Bryan Fischer, Horticulturist, Gardens on Spring Creek
January marks the beginning of what I often consider a downer of a period in the gardener’s year. Days and nights are too chilly to do much outside, and spring remains far enough out on the calendar to not yet feel especially tangible. I’m always on the hunt for distractions from this reality.
One such activity for me has been forcing the bloom on branches of spring-blooming shrubs and trees. I’ll soon have flowering willow catkins or the like on my kitchen counter, and I wanted to share with you how to make this happen in your own home.
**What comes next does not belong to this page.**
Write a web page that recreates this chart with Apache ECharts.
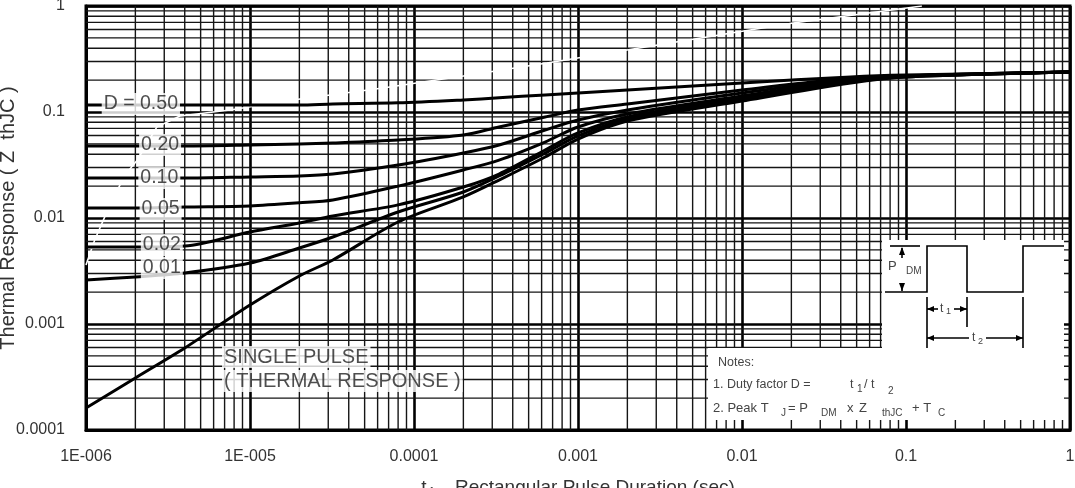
<!DOCTYPE html>
<html><head><meta charset="utf-8">
<script src="https://cdn.jsdelivr.net/npm/echarts@6/dist/echarts.min.js"></script>
<style>html,body{margin:0;padding:0;background:#fff}#c{width:1075px;height:488px}</style>
</head><body><div id="c"></div>
<script>
// ---- data ----
const pulseTimes = [1e-6, 2e-6, 4e-6, 1e-5, 2e-5, 3.2e-5, 8e-5, 2e-4, 3.3e-4, 6.3e-4, 1e-3, 2e-3, 1e-2, 4.6e-2, 1e-1, 1];
const zD50 = [0.1164,0.1164,0.1164,0.1164,0.1164,0.119,0.122,0.130,0.136,0.145,0.151,0.161,0.188,0.214,0.223,0.238];
const zD20 = [0.0478,0.0478,0.0478,0.0488,0.0499,0.051,0.0544,0.0607,0.0722,0.0897,0.1044,0.119,0.161,0.2094,0.2186,0.238];
const zD10 = [0.0238,0.0238,0.0238,0.0244,0.0249,0.026,0.0316,0.041,0.0488,0.0676,0.0841,0.1044,0.1511,0.2049,0.2186,0.238];
const zD05 = [0.0124,0.0124,0.0127,0.013,0.0139,0.0148,0.02,0.0284,0.0352,0.0521,0.0722,0.0958,0.1416,0.2004,0.2186,0.238];
const zD02 = [0.00532,0.00532,0.00544,0.00738,0.00897,0.01045,0.0133,0.0196,0.026,0.0438,0.0634,0.0897,0.1356,0.1961,0.2186,0.238];
const zD01 = [0.0026,0.00278,0.00303,0.00376,0.00521,0.00662,0.0114,0.0176,0.0249,0.041,0.0594,0.0859,0.1298,0.1918,0.2138,0.238];
const zSingle = [0.000161,0.00031,0.000594,0.00151,0.00284,0.00402,0.00917,0.0158,0.0228,0.0376,0.0556,0.0822,0.127,0.1878,0.2138,0.238];
const curveNames = ['D = 0.50','0.20','0.10','0.05','0.02','0.01','SINGLE PULSE'];
const singlePulseText = ['SINGLE PULSE', '( THERMAL RESPONSE )'];
// faint white trace visible across the grid
const traceT = [1e-6, 1.13e-6, 1.4e-6, 1.73e-6, 2.05e-6, 2.7e-6, 3.74e-6, 7.55e-6, 2.02e-5, 6.47e-5, 2e-4, 6.47e-4, 2.05e-2, 0.125];
const traceZ = [0.0036, 0.0062, 0.0133, 0.0255, 0.035, 0.072, 0.0917, 0.1044, 0.1327, 0.1684, 0.2186, 0.29, 0.691, 1.0];
const xTickLabels = ['1E-006','1E-005','0.0001','0.001','0.01','0.1','1'];
const yTickLabels = ['0.0001','0.001','0.01','0.1','1'];
const gridMultipliers = [2,3,4,5,6,7,8,9];
const xDecades = [1e-6,1e-5,1e-4,1e-3,1e-2,1e-1];
const yDecades = [1e-4,1e-3,1e-2,1e-1];

// ---- chart ----
const FONT = 'Liberation Sans, Arial, Helvetica, sans-serif';
const chart = echarts.init(document.getElementById('c'), null, {renderer:'canvas'});
const minorX = xDecades.flatMap(d => gridMultipliers.map(m => [d*m, 1e-4]));
const minorY = yDecades.flatMap(d => gridMultipliers.map(m => [1e-6, d*m]));
const curves = [zD50, zD20, zD10, zD05, zD02, zD01, zSingle];

const series = [];
series.push({
  type:'custom', silent:true, z:2, data:minorX, clip:true,
  renderItem:(params, api) => {
    const cs = params.coordSys; const x = api.coord([api.value(0), 1e-4])[0];
    return {type:'line', shape:{x1:x,y1:cs.y,x2:x,y2:cs.y+cs.height}, style:{stroke:'#151515', lineWidth:1.4}};
  }
});
series.push({
  type:'custom', silent:true, z:2, data:minorY, clip:true,
  renderItem:(params, api) => {
    const cs = params.coordSys; const y = api.coord([1e-6, api.value(1)])[1];
    return {type:'line', shape:{x1:cs.x,y1:y,x2:cs.x+cs.width,y2:y}, style:{stroke:'#151515', lineWidth:1.4}};
  }
});
series.push({
  type:'line', silent:true, z:3, symbol:'none', clip:true,
  data: traceT.map((t,i)=>[t, traceZ[i]]),
  lineStyle:{color:'#fff', width:1.6}
});
curves.forEach((z,i) => series.push({
  name: curveNames[i], type:'line', silent:true, z:5, symbol:'none', showSymbol:false,
  smooth:0.3, clip:true,
  data: pulseTimes.map((t,k)=>[t, z[k]]),
  lineStyle:{color:'#000', width:3, join:'round'}
}));
const lblStyle = {show:true, color:'#222', fontSize:19.5, fontFamily:FONT, backgroundColor:'#fff', padding:[1,2]};
series.push({
  type:'scatter', silent:true, z:8, symbolSize:0,
  label: Object.assign({position:'inside'}, lblStyle),
  data:[
    {value:[2.16e-6,0.119], label:{formatter:curveNames[0]}},
    {value:[2.83e-6,0.0488], label:{formatter:curveNames[1]}},
    {value:[2.8e-6,0.0238], label:{formatter:curveNames[2]}},
    {value:[2.85e-6,0.01216], label:{formatter:curveNames[3]}},
    {value:[2.9e-6,0.00556], label:{formatter:curveNames[4]}},
    {value:[2.9e-6,0.00338], label:{formatter:curveNames[5]}},
    {value:[6.75e-6,0.000488], label:{formatter:singlePulseText[0], position:'right', distance:0, fontSize:20}},
    {value:[6.75e-6,0.00029], label:{formatter:singlePulseText[1], position:'right', distance:0, fontSize:20}}
  ]
});

const S = {stroke:'#000', lineWidth:1.6};
const T = (x,y,text,size,extra) => ({type:'text', z:20, x:x, y:y, style:Object.assign({text:text, fill:'#444', font:(size||12.5)+'px '+FONT, verticalAlign:'middle', align:'left'}, extra||{})});
const graphic = [
  {type:'rect', z:15, shape:{x:882,y:240,width:182,height:110}, style:{fill:'#fff'}},
  {type:'rect', z:15, shape:{x:708,y:348,width:356,height:72}, style:{fill:'#fff'}},
  {type:'polyline', z:20, shape:{points:[[885,292],[927,292],[927,246],[967,246],[967,292],[1023,292],[1023,246],[1064,246]]}, style:Object.assign({fill:null}, S)},
  {type:'line', z:20, shape:{x1:890,y1:246,x2:920,y2:246}, style:S},
  {type:'line', z:20, shape:{x1:902,y1:248,x2:902,y2:258}, style:S},
  {type:'line', z:20, shape:{x1:902,y1:283,x2:902,y2:291}, style:S},
  {type:'polygon', z:20, shape:{points:[[902,247],[899,255],[905,255]]}, style:{fill:'#000'}},
  {type:'polygon', z:20, shape:{points:[[902,291],[899,283],[905,283]]}, style:{fill:'#000'}},
  {type:'line', z:20, shape:{x1:927,y1:297,x2:927,y2:348}, style:S},
  {type:'line', z:20, shape:{x1:967,y1:297,x2:967,y2:327}, style:S},
  {type:'line', z:20, shape:{x1:1023,y1:297,x2:1023,y2:348}, style:S},
  {type:'line', z:20, shape:{x1:927,y1:309,x2:938,y2:309}, style:S},
  {type:'line', z:20, shape:{x1:954,y1:309,x2:967,y2:309}, style:S},
  {type:'polygon', z:20, shape:{points:[[927,309],[934,306],[934,312]]}, style:{fill:'#000'}},
  {type:'polygon', z:20, shape:{points:[[967,309],[960,306],[960,312]]}, style:{fill:'#000'}},
  {type:'line', z:20, shape:{x1:927,y1:338,x2:969,y2:338}, style:S},
  {type:'line', z:20, shape:{x1:986,y1:338,x2:1023,y2:338}, style:S},
  {type:'polygon', z:20, shape:{points:[[927,338],[934,335],[934,341]]}, style:{fill:'#000'}},
  {type:'polygon', z:20, shape:{points:[[1023,338],[1016,335],[1016,341]]}, style:{fill:'#000'}},
  T(888,266,'P',13), T(906,271,'DM',10),
  T(940,309,'t',12), T(946,312,'1',9),
  T(972,338,'t',12), T(978,342,'2',9),
  T(718,363,'Notes:',12.5),
  T(713,385,'1. Duty factor D =',12.5),
  T(850,385,'t',12.5), T(857,389,'1',10), T(864,385,'/ t',12.5), T(888,391,'2',10),
  T(713,408,'2. Peak T',13), T(781,413,'J',10), T(788,408,'= P',13), T(821,413,'DM',10),
  T(847,408,'x',13), T(859,408,'Z',13), T(882,413,'thJC',10), T(912,408,'+ T',13), T(938,413,'C',10)
];

const option = {
  animation:false,
  backgroundColor:'#fff',
  textStyle:{fontFamily:FONT},
  grid:{left:86, right:5, top:6, bottom:58, show:true, borderColor:'#000', borderWidth:3, backgroundColor:'#fff', containLabel:false, outerBoundsMode:'none'},
  xAxis:{
    type:'log', logBase:10, min:1e-6, max:1, splitNumber:6,
    axisLine:{show:true, lineStyle:{color:'#000', width:3}}, axisTick:{show:false},
    axisLabel:{margin:19, color:'#333', fontSize:16, fontFamily:FONT,
      formatter:v => xTickLabels[Math.round(Math.log10(v))+6]},
    splitLine:{show:true, lineStyle:{color:'#000', width:2.6}},
    name:'{a|t}{s|1}{a| , Rectangular Pulse Duration (sec)}', nameLocation:'middle', nameGap:47, nameMoveOverlap:false,
    nameTextStyle:{rich:{a:{fontSize:19, color:'#333', fontFamily:FONT}, s:{fontSize:12, color:'#333', fontFamily:FONT, padding:[10,4,0,2]}}}
  },
  yAxis:{
    type:'log', logBase:10, min:1e-4, max:1, splitNumber:4,
    axisLine:{show:true, lineStyle:{color:'#000', width:3}}, axisTick:{show:false},
    axisLabel:{margin:21, color:'#333', fontSize:16, fontFamily:FONT,
      formatter:v => yTickLabels[Math.round(Math.log10(v))+4]},
    splitLine:{show:true, lineStyle:{color:'#000', width:2.6}},
    name:'Thermal Response ( Z  thJC )', nameLocation:'middle', nameGap:68, nameMoveOverlap:false,
    nameTextStyle:{fontSize:20, color:'#333', fontFamily:FONT}
  },
  series:series,
  graphic:graphic
};
chart.setOption(option);
</script>
</body></html>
Designed to flower only after a period of sustained cold temperatures, willows are among the first shrubs to bloom in spring. Producing flowers clustered on what look a bit like wooly caterpillars dotted with pollen, these shrubs, among others, can be tricked into bloom by a savvy gardener. The process is surprisingly easy.
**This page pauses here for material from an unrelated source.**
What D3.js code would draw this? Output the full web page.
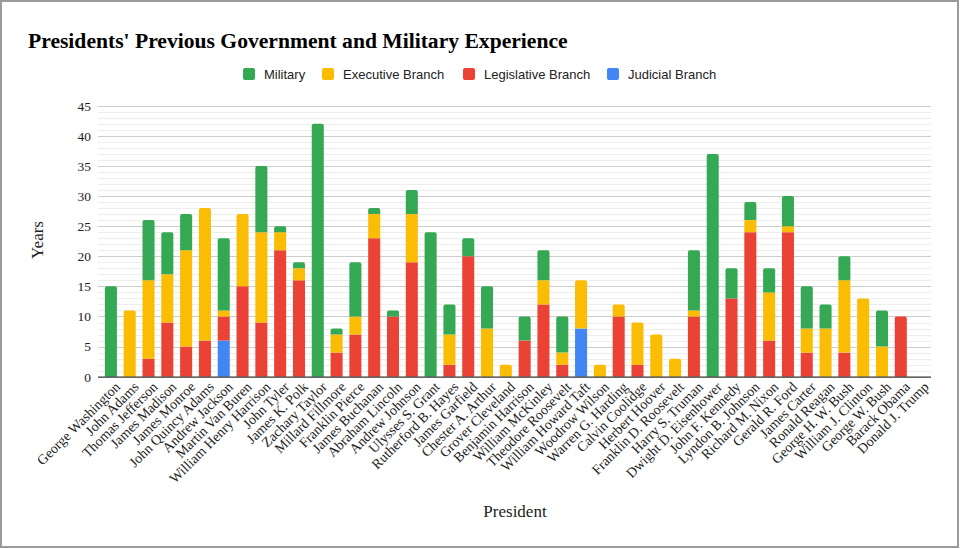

When winter pruning, simply pull a handful of pencil-thin or finer stems indoors. Doing so on a warm day may help their transition between outdoor and indoor temperature extremes. Place these right-side-up in a vase and exercise some patience. With any luck, you’ll have a flush of fuzzy catkins in just a couple week’s time.
This process, known as forcing, can be carried out with a number of flowering shrubs and trees, provided their chilling hours are met before they are cut and brought indoors. The term “chilling hours” refers to the number of hours within a temperature band (somewhere around 32 F to 45 F) that some woody plants require to initiate the production of blooms. While they likely exist in nature to prevent precocious bloom (say, during a warm spell in winter when fruit could not survive to maturity), basic information on chilling hour requirements can be a reasonable metric for estimating which trees and shrubs will be good candidates for forcing at a given time of winter.
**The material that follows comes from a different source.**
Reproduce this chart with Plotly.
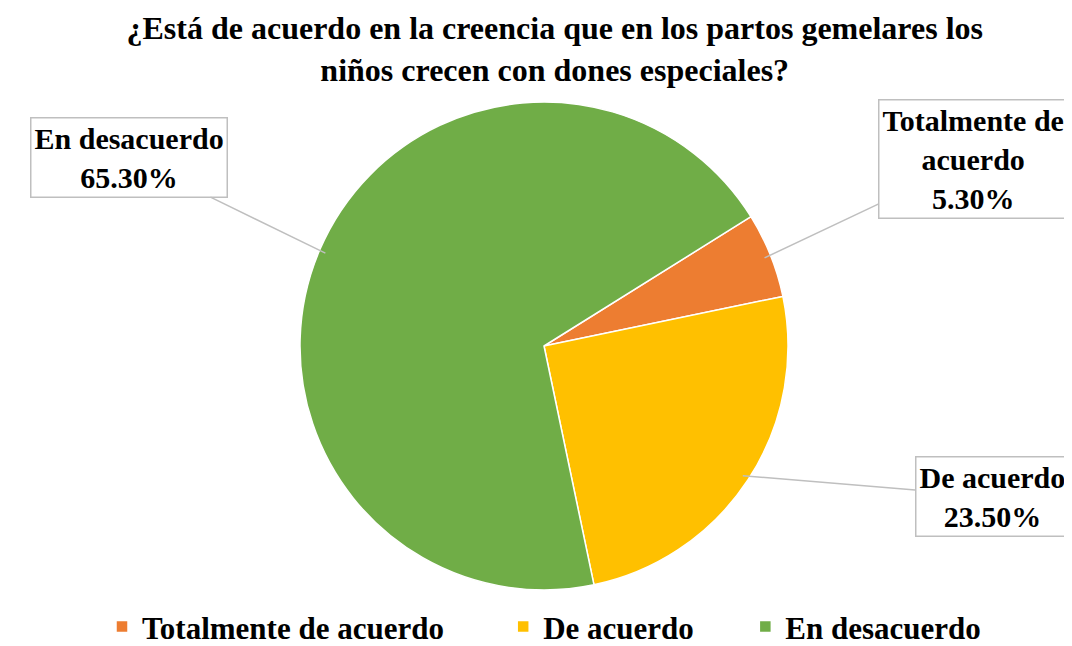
import math
import plotly.graph_objects as go

# Data
categories = ["Totalmente de acuerdo", "De acuerdo", "En desacuerdo"]
values = [5.3, 23.5, 65.3]
pct_labels = ["5.30%", "23.50%", "65.30%"]
colors = ["#ED7D31", "#FFC000", "#70AD47"]
title_text = "¿Está de acuerdo en la creencia que en los partos gemelares los<br>niños crecen con dones especiales?"

W, H = 1072, 646
ML, MR, MT, MB = 0, 0, 94, 62
rotation = 58
FONT = "Liberation Serif"

legend_pad = [7, 6, 0]
fig = go.Figure(go.Pie(
    labels=["<b>" + c + "</b>" + "&nbsp;" * n for c, n in zip(categories, legend_pad)],
    values=values,
    marker=dict(colors=colors, line=dict(color="white", width=1.5)),
    sort=False,
    direction="clockwise",
    rotation=rotation,
    textinfo="none",
    hoverinfo="label+text",
    text=pct_labels,
    domain=dict(x=[0, 1], y=[0, 1]),
))

# Label callouts placed relative to each slice's mid-angle
plot_w, plot_h = W - ML - MR, H - MT - MB
cx, cy = ML + plot_w / 2, MT + plot_h / 2
r = min(plot_w, plot_h) / 2
box_centers = [(965, 152), (984, 490), (121, 150)]
total = sum(values)
start = rotation
annotations = []
for cat, v, p, (bx, by) in zip(categories, values, pct_labels, box_centers):
    span = v / total * 360
    mid = math.radians(start + span / 2)
    start += span
    tx = cx + 0.97 * r * math.sin(mid)
    ty = cy - 0.97 * r * math.cos(mid)
    txt = cat.replace("Totalmente de acuerdo", "Totalmente de<br>acuerdo") + "<br>" + p
    annotations.append(dict(
        x=(tx - ML) / plot_w, y=(H - MB - ty) / plot_h, xref="paper", yref="paper",
        text="<b>" + txt + "</b>", showarrow=True, arrowhead=0, arrowwidth=1.5, arrowcolor="#BFBFBF",
        ax=bx - tx, ay=by - ty, axref="pixel", ayref="pixel",
        bordercolor="#BFBFBF", borderwidth=1.5, borderpad=3, bgcolor="white",
        font=dict(family=FONT, size=30, color="black"),
        align="center",
    ))

fig.update_layout(
    width=W, height=H,
    margin=dict(l=ML, r=MR, t=MT, b=MB),
    paper_bgcolor="white",
    title=dict(text="<b>" + title_text + "</b>", x=0.51, xanchor="center", y=0.952, yanchor="top",
               font=dict(family=FONT, size=32, color="black")),
    font=dict(family=FONT, color="black"),
    legend=dict(orientation="h", x=0.5, xanchor="center", y=-0.02, yanchor="top",
                font=dict(family=FONT, size=31, color="black"),
                traceorder="normal", itemclick=False, itemdoubleclick=False),
    annotations=annotations,
)

fig.write_html("out.html")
Chilling hours vary by species and the temperatures of the region but thresholds to initiate bloom are typically met in our area between January and March. Interestingly, chilling hour requirements can also make some hardy tree and shrub species poor performers in warmer climates. An apple, for example, with high chilling hour requirements may fail to flower year after year if planted in too warm a climate, like Florida. Without blooming, such a tree would fail to produce fruit.
Generally, earlier blooming species require fewer chilling hours; many willows (genus Salix), forsythia (Forsythia) and witch hazel (Hamamelis) can be cut in late January for bloom, providing an air of spring when many of us could use it most. One earlier flowering tree to consider trying would be our local aspen (Populus tremuloides), which being in the same family as willows (genus Salix), also produce catkins. If not collecting at home, just be sure to collect from private land and with landowner permission.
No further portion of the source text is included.